"Gypsy Sisters?" That sounds like an oxymoron, doesn't it? One of the fundamental obligations of both men and women religious is stability: they stay put. So how could religious sisters be gypsies? It's easy.
When Bishop William K. Weigand was ordained for the Diocese of Salt Lake City in 1980, he came from the Diocese of Boise, which is a largely rural diocese similar to this one, in which priests minister to small flocks in farflung areas remote from large urban centers. When he first arrived in Salt Lake City, his local advisors informed him (though he scarcely needed to be reminded) that Catholics in the remote corners of the diocese often felt isolated, and were in especial need of pastoral care. So, as a symbol of his awareness and concern for them, even before he visited the populous and well-established parishes of Salt Lake Valley, he journeyed to places like Vernal and Richfield and Kanab, assuring people there that they were part of the Utah Catholic community and that he would see that, insofar as resources allowed, they would be ministered to.
But how to do that? Priests were already stretched thin in those areas, traveling sometimes hundreds of miles each week to bring the Gospel and the sacraments of the Church to Catholics in widely scattered missions and stations. Some deacons were available, though not many, because the diocese had only begun ordaining them in 1976 following the revival of the permanent diaconate after the Second Vatican Council.
The southern part of the diocese, from Delta to St. George, and from Richfield to Kanab, was particularly needy. So the bishop did two things to try to help Catholics there to feel like they were still under the umbrella of the Church: one was to institute the Southwest Conference. Periodically, pastors were told to suspend Mass in their parishes and missions and travel instead to Cedar City, where Bishop Weigand himself would celebrate Mass, followed by a potluck lunch and a question and answer session, in which he could become aware of local feelings and needs. The conferences also had the effect of bringing widely scattered Catholics together to get acquainted and to realize that they were not as isolated as they may have thought.
The other thing he did was to recruit two Holy Cross Sisters, Patricia Riley and Eileen Dewsnup, to move to southern Utah and establish a roving presence among the parishes and missions as they traveled around from a base in Cedar City. At first, the two sisters were baffled by the assignment.
"What do you see us doing in Southern Utah?" they asked the bishop.
His response did little to clarify things: "You know, I really don't know. Why don't you go to each of those towns and spend a few days and get the parishioners together and see what they need?"

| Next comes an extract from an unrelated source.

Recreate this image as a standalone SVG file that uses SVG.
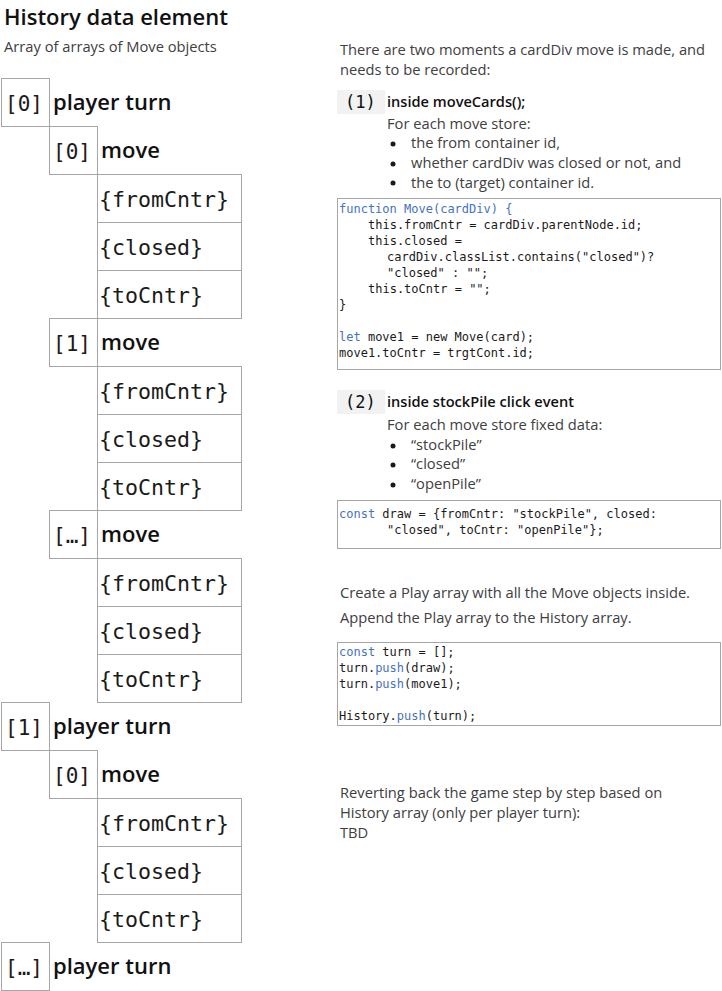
<svg xmlns="http://www.w3.org/2000/svg" width="722" height="991" viewBox="0 0 722 991">
  <style>
    .bg { fill: #ffffff; }
    .cell { fill: none; stroke: #a6a6a6; stroke-width: 1; }
    .idx { font-family: "DejaVu Sans Mono", "Liberation Mono", monospace; font-size: 21px; fill: #1a1a1a; }
    .fld { font-family: "DejaVu Sans Mono", "Liberation Mono", monospace; font-size: 21.6px; fill: #1a1a1a; }
    .lbl { font-family: "Open Sans", "Noto Sans", "Liberation Sans", sans-serif; font-weight: 600; font-size: 22px; fill: #111111; }
    .title { font-family: "Open Sans", "Noto Sans", "Liberation Sans", sans-serif; font-weight: 600; font-size: 22px; fill: #111111; }
    .body { font-family: "Open Sans", "Noto Sans", "Liberation Sans", sans-serif; font-size: 14.7px; fill: #404040; }
    .head { font-family: "Open Sans", "Noto Sans", "Liberation Sans", sans-serif; font-weight: 600; font-size: 14.6px; fill: #111111; }
    .step { font-family: "DejaVu Sans Mono", "Liberation Mono", monospace; font-size: 17px; fill: #111111; }
    .stepbg { fill: #f2f2f2; }
    .codebox { fill: #ffffff; stroke: #a6a6a6; stroke-width: 1; }
    .code { font-family: "DejaVu Sans Mono", "Liberation Mono", monospace; font-size: 12px; fill: #1a1a1a; white-space: pre; }
    .kw { fill: #4472c4; }
    .dot { fill: #1a1a1a; }
  </style>

  <rect class="bg" x="0" y="0" width="722" height="991"/>

  <!-- headings -->
  <text class="title" x="4" y="25">History data element</text>
  <text class="body" x="4" y="52">Array of arrays of Move objects</text>

  <!-- History array: turns, moves and move fields -->
  <g id="turn0">
    <rect class="cell" x="1.5" y="78.5" width="48" height="48"/>
    <text class="idx" x="5" y="111">[0]</text>
    <text class="lbl" x="53" y="110">player turn</text>
  </g>
  <g id="turn0-move0">
    <rect class="cell" x="49.5" y="126.5" width="48" height="48"/>
    <text class="idx" x="53" y="159">[0]</text>
    <text class="lbl" x="101" y="158">move</text>
  </g>
  <g id="turn0-move0-fields">
    <rect class="cell" x="97.5" y="174.5" width="144" height="48"/>
    <rect class="cell" x="97.5" y="222.5" width="144" height="48"/>
    <rect class="cell" x="97.5" y="270.5" width="144" height="48"/>
    <text class="fld" x="99" y="207">{fromCntr}</text>
    <text class="fld" x="99" y="255">{closed}</text>
    <text class="fld" x="99" y="303">{toCntr}</text>
  </g>
  <g id="turn0-move1">
    <rect class="cell" x="49.5" y="318.5" width="48" height="48"/>
    <text class="idx" x="53" y="351">[1]</text>
    <text class="lbl" x="101" y="350">move</text>
  </g>
  <g id="turn0-move1-fields">
    <rect class="cell" x="97.5" y="366.5" width="144" height="48"/>
    <rect class="cell" x="97.5" y="414.5" width="144" height="48"/>
    <rect class="cell" x="97.5" y="462.5" width="144" height="48"/>
    <text class="fld" x="99" y="399">{fromCntr}</text>
    <text class="fld" x="99" y="447">{closed}</text>
    <text class="fld" x="99" y="495">{toCntr}</text>
  </g>
  <g id="turn0-moveN">
    <rect class="cell" x="49.5" y="510.5" width="48" height="48"/>
    <text class="idx" x="53" y="543">[…]</text>
    <text class="lbl" x="101" y="542">move</text>
  </g>
  <g id="turn0-moveN-fields">
    <rect class="cell" x="97.5" y="558.5" width="144" height="48"/>
    <rect class="cell" x="97.5" y="606.5" width="144" height="48"/>
    <rect class="cell" x="97.5" y="654.5" width="144" height="48"/>
    <text class="fld" x="99" y="591">{fromCntr}</text>
    <text class="fld" x="99" y="639">{closed}</text>
    <text class="fld" x="99" y="687">{toCntr}</text>
  </g>
  <g id="turn1">
    <rect class="cell" x="1.5" y="702.5" width="48" height="48"/>
    <text class="idx" x="5" y="735">[1]</text>
    <text class="lbl" x="53" y="734">player turn</text>
  </g>
  <g id="turn1-move0">
    <rect class="cell" x="49.5" y="750.5" width="48" height="48"/>
    <text class="idx" x="53" y="783">[0]</text>
    <text class="lbl" x="101" y="782">move</text>
  </g>
  <g id="turn1-move0-fields">
    <rect class="cell" x="97.5" y="798.5" width="144" height="48"/>
    <rect class="cell" x="97.5" y="846.5" width="144" height="48"/>
    <rect class="cell" x="97.5" y="894.5" width="144" height="48"/>
    <text class="fld" x="99" y="831">{fromCntr}</text>
    <text class="fld" x="99" y="879">{closed}</text>
    <text class="fld" x="99" y="927">{toCntr}</text>
  </g>
  <g id="turnN">
    <rect class="cell" x="1.5" y="942.5" width="48" height="48"/>
    <text class="idx" x="5" y="975">[…]</text>
    <text class="lbl" x="53" y="974">player turn</text>
  </g>

  <!-- no connectors: the hierarchy is shown by the nesting of the cells -->
  <g id="connectors"/>

  <!-- notes on recording moves -->
  <g id="notes-intro">
    <text class="body" x="340" y="55">There are two moments a cardDiv move is made, and</text>
    <text class="body" x="340" y="75">needs to be recorded:</text>
  </g>

  <g id="step1">
    <rect class="stepbg" x="337" y="90" width="48" height="24"/>
    <text class="step" x="345" y="108">(1)</text>
    <text class="head" x="387" y="107">inside moveCards();</text>
    <text class="body" x="387" y="129">For each move store:</text>
    <circle class="dot" cx="393" cy="144" r="2.5"/>
    <circle class="dot" cx="393" cy="164" r="2.5"/>
    <circle class="dot" cx="393" cy="183" r="2.5"/>
    <text class="body" x="411" y="148">the from container id,</text>
    <text class="body" x="411" y="168">whether cardDiv was closed or not, and</text>
    <text class="body" x="411" y="188">the to (target) container id.</text>
  </g>

  <g id="code1">
    <rect class="codebox" x="337.5" y="198.5" width="383" height="171"/>
    <text class="code" x="339" y="213"><tspan class="kw">function</tspan> <tspan class="kw">Move(cardDiv) {</tspan></text>
    <text class="code" x="368" y="229">this.fromCntr = cardDiv.parentNode.id;</text>
    <text class="code" x="368" y="245">this.closed =</text>
    <text class="code" x="387" y="261">cardDiv.classList.contains("closed")?</text>
    <text class="code" x="387" y="277">"closed" : "";</text>
    <text class="code" x="368" y="293">this.toCntr = "";</text>
    <text class="code" x="339" y="309">}</text>
    <text class="code" x="339" y="341"><tspan class="kw">let</tspan> move1 = new Move(card);</text>
    <text class="code" x="339" y="357">move1.toCntr = trgtCont.id;</text>
  </g>

  <g id="step2">
    <rect class="stepbg" x="337" y="390" width="48" height="24"/>
    <text class="step" x="345" y="408">(2)</text>
    <text class="head" x="387" y="407">inside stockPile click event</text>
    <text class="body" x="387" y="430">For each move store fixed data:</text>
    <circle class="dot" cx="393" cy="446" r="2.5"/>
    <circle class="dot" cx="393" cy="465" r="2.5"/>
    <circle class="dot" cx="393" cy="485" r="2.5"/>
    <text class="body" x="411" y="450">“stockPile”</text>
    <text class="body" x="411" y="469">“closed”</text>
    <text class="body" x="411" y="489">“openPile”</text>
  </g>

  <g id="code2">
    <rect class="codebox" x="337.5" y="500.5" width="383" height="48"/>
    <text class="code" x="339" y="518"><tspan class="kw">const</tspan> draw = {fromCntr: "stockPile", closed:</text>
    <text class="code" x="387" y="534">"closed", toCntr: "openPile"};</text>
  </g>

  <g id="play-notes">
    <text class="body" x="340" y="598">Create a Play array with all the Move objects inside.</text>
    <text class="body" x="340" y="623">Append the Play array to the History array.</text>
  </g>

  <g id="code3">
    <rect class="codebox" x="337.5" y="642.5" width="383" height="83"/>
    <text class="code" x="339" y="656"><tspan class="kw">const</tspan> turn = [];</text>
    <text class="code" x="339" y="672">turn.<tspan class="kw">push</tspan>(draw);</text>
    <text class="code" x="339" y="688">turn.<tspan class="kw">push</tspan>(move1);</text>
    <text class="code" x="339" y="720">History.<tspan class="kw">push</tspan>(turn);</text>
  </g>

  <g id="revert-notes">
    <text class="body" x="340" y="798">Reverting back the game step by step based on</text>
    <text class="body" x="340" y="818">History array (only per player turn):</text>
    <text class="body" x="340" y="838">TBD</text>
  </g>
</svg>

It was the perfect assignment for a pair of Holy Cross Sisters, for the charism of their Order is simply, as Sister Patricia put it, that "we meet needs."
That was 1981. For the next two years, they did just exactly that: they provided music for special Masses in churches that had no organist; they taught religious education classes and taught others how to teach religious ed; they ran RCIA classes; they took the Eucharist to people who rarely if ever saw a priest; and they ran a traveling bookstore carrying religious literature on consignment from Maxine Kaiser's diocesan bookstore in the Pastoral Center in Salt Lake City. Although their base was a mobile home behind the church in Cedar City, they learned that their best ministry was to accept hospitality from Catholics in isolated communities, living in private homes for perhaps a week at a time to establish a sustained ministerial presence that could do more good than hit-and-run visits on Sundays.

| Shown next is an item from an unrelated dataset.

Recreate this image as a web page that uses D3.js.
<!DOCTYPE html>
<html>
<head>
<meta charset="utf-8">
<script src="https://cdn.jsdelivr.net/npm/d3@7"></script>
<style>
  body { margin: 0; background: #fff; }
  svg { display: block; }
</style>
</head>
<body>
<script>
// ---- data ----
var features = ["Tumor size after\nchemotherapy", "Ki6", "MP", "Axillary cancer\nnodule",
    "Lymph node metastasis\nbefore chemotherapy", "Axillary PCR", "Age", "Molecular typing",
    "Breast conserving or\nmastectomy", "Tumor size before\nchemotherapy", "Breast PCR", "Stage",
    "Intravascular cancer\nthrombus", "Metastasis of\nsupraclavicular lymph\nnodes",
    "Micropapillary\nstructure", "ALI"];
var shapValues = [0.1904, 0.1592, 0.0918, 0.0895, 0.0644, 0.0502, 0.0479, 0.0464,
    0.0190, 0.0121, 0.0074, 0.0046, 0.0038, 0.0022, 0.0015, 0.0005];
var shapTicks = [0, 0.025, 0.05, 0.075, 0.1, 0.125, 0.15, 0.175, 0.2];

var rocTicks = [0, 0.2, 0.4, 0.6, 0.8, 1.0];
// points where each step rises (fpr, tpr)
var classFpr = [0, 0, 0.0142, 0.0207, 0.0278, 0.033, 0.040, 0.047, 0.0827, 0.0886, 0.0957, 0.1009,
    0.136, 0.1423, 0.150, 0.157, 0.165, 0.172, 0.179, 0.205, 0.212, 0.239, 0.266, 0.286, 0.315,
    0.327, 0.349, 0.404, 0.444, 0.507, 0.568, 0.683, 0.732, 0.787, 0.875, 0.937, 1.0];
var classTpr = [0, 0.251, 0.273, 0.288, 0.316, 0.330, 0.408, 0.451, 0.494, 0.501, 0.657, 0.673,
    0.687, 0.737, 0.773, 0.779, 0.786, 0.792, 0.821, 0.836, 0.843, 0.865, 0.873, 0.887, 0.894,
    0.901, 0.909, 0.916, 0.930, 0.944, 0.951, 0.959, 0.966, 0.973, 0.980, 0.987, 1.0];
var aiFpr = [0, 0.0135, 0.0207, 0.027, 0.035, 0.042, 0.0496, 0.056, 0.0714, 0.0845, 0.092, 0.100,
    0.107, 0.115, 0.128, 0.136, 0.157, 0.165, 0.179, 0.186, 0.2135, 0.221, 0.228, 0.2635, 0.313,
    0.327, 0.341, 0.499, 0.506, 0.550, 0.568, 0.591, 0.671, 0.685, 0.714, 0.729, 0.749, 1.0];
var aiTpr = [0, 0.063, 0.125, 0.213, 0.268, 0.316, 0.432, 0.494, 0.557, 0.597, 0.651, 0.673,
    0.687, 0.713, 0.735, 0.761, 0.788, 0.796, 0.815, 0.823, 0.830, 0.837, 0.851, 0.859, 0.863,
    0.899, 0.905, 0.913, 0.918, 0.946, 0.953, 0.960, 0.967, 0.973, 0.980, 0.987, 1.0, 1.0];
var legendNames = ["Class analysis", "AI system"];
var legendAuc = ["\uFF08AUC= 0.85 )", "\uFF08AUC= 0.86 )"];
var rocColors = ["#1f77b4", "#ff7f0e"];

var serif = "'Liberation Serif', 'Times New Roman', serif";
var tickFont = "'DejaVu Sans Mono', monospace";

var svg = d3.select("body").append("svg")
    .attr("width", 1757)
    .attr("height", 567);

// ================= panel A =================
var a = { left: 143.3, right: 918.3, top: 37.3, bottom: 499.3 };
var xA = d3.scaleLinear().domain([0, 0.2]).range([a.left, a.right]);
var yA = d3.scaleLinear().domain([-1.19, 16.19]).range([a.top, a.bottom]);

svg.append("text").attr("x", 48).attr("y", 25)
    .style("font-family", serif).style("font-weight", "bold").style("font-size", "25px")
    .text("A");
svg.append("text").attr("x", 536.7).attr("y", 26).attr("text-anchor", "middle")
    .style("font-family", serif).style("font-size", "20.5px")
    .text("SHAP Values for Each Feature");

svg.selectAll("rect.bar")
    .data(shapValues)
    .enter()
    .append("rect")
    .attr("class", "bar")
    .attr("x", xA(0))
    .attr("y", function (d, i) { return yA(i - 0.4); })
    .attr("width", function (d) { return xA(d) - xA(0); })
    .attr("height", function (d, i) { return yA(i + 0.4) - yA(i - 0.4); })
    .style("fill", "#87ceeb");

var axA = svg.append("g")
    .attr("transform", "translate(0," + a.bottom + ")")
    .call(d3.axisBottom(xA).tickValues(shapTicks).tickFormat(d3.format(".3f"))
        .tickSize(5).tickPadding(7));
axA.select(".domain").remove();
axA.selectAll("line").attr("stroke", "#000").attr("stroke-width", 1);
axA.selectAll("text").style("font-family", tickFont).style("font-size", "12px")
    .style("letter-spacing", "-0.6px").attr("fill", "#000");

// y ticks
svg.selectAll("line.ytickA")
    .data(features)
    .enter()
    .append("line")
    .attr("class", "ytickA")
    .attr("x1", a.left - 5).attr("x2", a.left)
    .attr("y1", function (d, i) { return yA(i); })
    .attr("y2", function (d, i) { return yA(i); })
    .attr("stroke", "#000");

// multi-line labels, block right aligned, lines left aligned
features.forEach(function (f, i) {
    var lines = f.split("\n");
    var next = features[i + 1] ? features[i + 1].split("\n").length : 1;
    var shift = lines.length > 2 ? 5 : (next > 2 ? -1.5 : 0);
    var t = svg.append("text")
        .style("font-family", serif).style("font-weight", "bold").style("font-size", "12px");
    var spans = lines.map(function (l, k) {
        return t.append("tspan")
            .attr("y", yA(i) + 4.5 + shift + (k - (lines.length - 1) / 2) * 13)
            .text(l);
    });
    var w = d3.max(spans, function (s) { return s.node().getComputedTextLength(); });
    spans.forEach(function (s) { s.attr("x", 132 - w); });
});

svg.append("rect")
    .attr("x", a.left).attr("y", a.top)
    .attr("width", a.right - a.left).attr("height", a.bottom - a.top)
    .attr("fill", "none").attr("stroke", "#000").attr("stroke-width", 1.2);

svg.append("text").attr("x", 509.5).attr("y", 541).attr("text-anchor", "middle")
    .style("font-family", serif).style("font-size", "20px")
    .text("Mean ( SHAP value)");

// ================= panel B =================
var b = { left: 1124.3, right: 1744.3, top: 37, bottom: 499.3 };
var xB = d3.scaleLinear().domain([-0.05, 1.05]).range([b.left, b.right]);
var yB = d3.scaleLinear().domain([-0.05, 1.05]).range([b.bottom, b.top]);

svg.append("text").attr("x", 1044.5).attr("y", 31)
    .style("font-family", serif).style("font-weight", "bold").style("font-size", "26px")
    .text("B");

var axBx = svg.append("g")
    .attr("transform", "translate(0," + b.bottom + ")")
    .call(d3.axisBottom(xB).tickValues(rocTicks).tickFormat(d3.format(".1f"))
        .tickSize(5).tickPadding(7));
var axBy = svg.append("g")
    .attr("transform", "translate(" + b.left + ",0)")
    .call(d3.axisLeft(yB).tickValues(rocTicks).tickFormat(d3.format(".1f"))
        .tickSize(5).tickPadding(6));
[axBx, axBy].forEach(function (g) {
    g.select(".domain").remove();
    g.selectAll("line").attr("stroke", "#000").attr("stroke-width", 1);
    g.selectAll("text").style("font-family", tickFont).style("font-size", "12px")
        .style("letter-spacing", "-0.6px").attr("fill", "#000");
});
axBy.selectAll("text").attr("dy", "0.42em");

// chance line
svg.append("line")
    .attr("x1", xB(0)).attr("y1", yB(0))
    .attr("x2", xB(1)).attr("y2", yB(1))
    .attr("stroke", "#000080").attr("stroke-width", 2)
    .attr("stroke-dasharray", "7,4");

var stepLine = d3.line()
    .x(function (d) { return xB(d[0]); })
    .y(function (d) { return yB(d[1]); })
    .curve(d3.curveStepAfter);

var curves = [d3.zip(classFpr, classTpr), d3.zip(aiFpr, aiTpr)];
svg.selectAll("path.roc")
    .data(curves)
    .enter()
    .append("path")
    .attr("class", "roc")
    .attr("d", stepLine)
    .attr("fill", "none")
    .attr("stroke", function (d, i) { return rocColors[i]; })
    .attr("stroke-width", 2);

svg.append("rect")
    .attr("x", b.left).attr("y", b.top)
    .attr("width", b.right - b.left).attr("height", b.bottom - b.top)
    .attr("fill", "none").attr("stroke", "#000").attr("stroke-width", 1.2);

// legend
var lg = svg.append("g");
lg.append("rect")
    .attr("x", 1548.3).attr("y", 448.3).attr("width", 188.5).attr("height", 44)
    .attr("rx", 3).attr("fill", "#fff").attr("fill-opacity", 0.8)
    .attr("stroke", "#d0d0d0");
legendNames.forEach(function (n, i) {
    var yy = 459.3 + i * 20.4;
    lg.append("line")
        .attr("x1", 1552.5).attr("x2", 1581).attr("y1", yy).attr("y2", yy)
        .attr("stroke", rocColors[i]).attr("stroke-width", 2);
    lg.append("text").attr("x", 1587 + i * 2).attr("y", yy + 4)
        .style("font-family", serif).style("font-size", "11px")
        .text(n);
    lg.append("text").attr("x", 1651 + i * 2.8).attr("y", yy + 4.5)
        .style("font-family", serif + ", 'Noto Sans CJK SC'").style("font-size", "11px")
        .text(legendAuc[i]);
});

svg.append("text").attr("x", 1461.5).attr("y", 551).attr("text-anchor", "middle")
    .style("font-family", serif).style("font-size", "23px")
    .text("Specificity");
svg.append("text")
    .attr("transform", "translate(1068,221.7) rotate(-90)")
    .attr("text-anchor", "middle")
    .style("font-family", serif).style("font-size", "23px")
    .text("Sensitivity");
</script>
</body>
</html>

Their roving ministry caught the imagination of southern Utahns, Catholic and Mormon alike. The Spectrum, the local weekly newspaper in St. George, called them first of all "the Flying Nuns," and then "the Gypsy Sisters."
In time, Sisters Patricia and Eileen were gradually assigned to other ministries in the diocese, but they were replaced by other sisters who carried on their work. It became the most imaginative rural ministry since Bishop Scanlan had sent Holy Cross Sisters to the mining town of Silver Reef in Washington County in the mid-1870s to run a school and hospital.
Over time, of course, things have changed in southern Utah. Beginning with the burgeoning retirement community in St. George and the population expansion in Cedar City following, among other things, establishment of a major state university there, the region has become much less rural and isolated than it was in the days of the Gypsy Sisters. Although Monsignor Michael Winterer still runs up the numbers on his odometer to reach the missions and stations under his jurisdiction, he is assisted now by only one Holy Cross Sister, Yvonne Hatt, who is located in Cedar City. A beautiful new parish church in Cedar City has replaced the private home that once served as both rectory and chapel, and a Catholic presence has been established in such once unlikely communities as Beaver, Hurricane, and Beryl Junction. The Catholic Church in southern Utah is coming of age, and much of its maturity can be traced directly to the ministry of the "Gypsy Sisters" in the 1980s.